The defendant’s lawyers are requesting the cases be dismissed on the basis that holding the tribunal a few weeks before the November presidential elections is politically motivated.

The former prosecutor at Guantánamo, Col. Morris Davis, recently testified that “There was that consistent theme that if we don’t get these [trials] rolling before the election, this thing is going to implode, and if you get the 9/11 guys charged it would be hard … for whoever wins the White House to stop the process.”

Morris got cold feet over using statements obtained though torture as evidence against Guantánamo prisoners and resigned his post in October.

Morris was denied a medal for honorable service at Guantánamo three weeks after he testified April 28 on behalf of Guantánamo prisoner Salim Hamdan, Osama bin Laden’s driver, who faces life in prison for supporting “terrorism.” Hamdan is scheduled to be tried by a military commission July 21.

Differences within the U.S. government over what to do with the Guantánamo prison camp and its long-term viability continue to develop as more becomes public about the treatment of prisoners there.

The Justice Department released a report May 20 detailing accounts by hundreds of FBI agents of what they considered inhumane treatment of prisoners in Afghanistan, Iraq, and Guantánamo. Some agents, the report says, started keeping a “war crimes file,” until they were told to stop. The FBI said it instructed its agents not to take part in, or witness torture.

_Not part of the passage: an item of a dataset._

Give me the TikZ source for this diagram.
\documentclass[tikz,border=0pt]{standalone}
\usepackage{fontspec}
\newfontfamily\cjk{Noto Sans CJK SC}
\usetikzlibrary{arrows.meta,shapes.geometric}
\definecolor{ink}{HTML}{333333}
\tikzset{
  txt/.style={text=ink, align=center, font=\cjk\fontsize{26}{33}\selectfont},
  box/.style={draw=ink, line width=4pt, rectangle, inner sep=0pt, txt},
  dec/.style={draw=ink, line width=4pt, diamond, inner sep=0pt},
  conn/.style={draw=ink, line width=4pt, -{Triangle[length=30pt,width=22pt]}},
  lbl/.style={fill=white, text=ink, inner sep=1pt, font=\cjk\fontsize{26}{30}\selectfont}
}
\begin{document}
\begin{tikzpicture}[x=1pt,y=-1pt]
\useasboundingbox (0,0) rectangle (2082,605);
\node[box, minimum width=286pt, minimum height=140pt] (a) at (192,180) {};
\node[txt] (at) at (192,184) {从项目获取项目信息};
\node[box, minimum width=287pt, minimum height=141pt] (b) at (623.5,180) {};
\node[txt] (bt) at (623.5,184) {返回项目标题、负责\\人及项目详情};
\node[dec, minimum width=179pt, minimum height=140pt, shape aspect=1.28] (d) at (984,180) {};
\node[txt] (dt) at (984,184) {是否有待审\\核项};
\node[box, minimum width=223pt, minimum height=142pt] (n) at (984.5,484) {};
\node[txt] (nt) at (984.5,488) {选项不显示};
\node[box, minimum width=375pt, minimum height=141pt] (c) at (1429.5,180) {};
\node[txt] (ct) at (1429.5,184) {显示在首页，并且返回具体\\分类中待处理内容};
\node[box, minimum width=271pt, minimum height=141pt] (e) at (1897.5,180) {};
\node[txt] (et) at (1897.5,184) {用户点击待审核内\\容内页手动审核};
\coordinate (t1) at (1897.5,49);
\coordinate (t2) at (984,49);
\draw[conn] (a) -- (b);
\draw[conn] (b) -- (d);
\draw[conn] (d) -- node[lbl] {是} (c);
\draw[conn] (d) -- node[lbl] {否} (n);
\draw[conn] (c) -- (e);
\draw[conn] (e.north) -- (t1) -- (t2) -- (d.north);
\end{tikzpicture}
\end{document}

An English translation of a book released in April, Five Years of My Life: An Innocent Man in Guantanamo by former Guantánamo prisoner Murat Kurnaz, has brought some attention to the plight of inmates there. Kurnaz, a German resident of Turkish descent, was detained by Pakistani police in December 2001 while on his way home after spending two months studying the Koran at mosques in Pakistan. The U.S. military found Kurnaz suspicious, paid a $3,000 bounty for him, sent him to Kandahar, Afghanistan, and then shipped him to Guantánamo.

In 2004 he was classified as an “enemy combatant” at a Combat Status Review Tribunal in Guantánamo on the basis that Muslim pilgrims shared their food with him and that a friend he knew in Germany had become a suicide bomber. The friend, it turned out, was alive and in no sort of trouble in Germany.

Although the U.S. and German intelligence determined as early as 2002 that Kurnaz had “no connections to either Al Qaeda or the Taliban, and did not represent a terrorist threat,” he was imprisoned until August 2006. Although he was subjected to constant beatings and tortured, he never confessed.

Sami al-Hajj, a cameraman for the al-Jazeera news network, was released from Guantánamo to Sudan May 2 in very bad health. After being taken from Pakistan while on business assignment for al-Jazeera, al-Hajj spend more than six years in Guantánamo without ever being charged. Al-Hajj and two other former Sudanese prisoners released with him are speaking out about their treatment. The U.S. government has banned the publication of al-Hajj’s sketches of his experience.

There are currently about 270 inmates left at the Guantánamo prison, of which the Pentagon plans to try about 80 by military commission.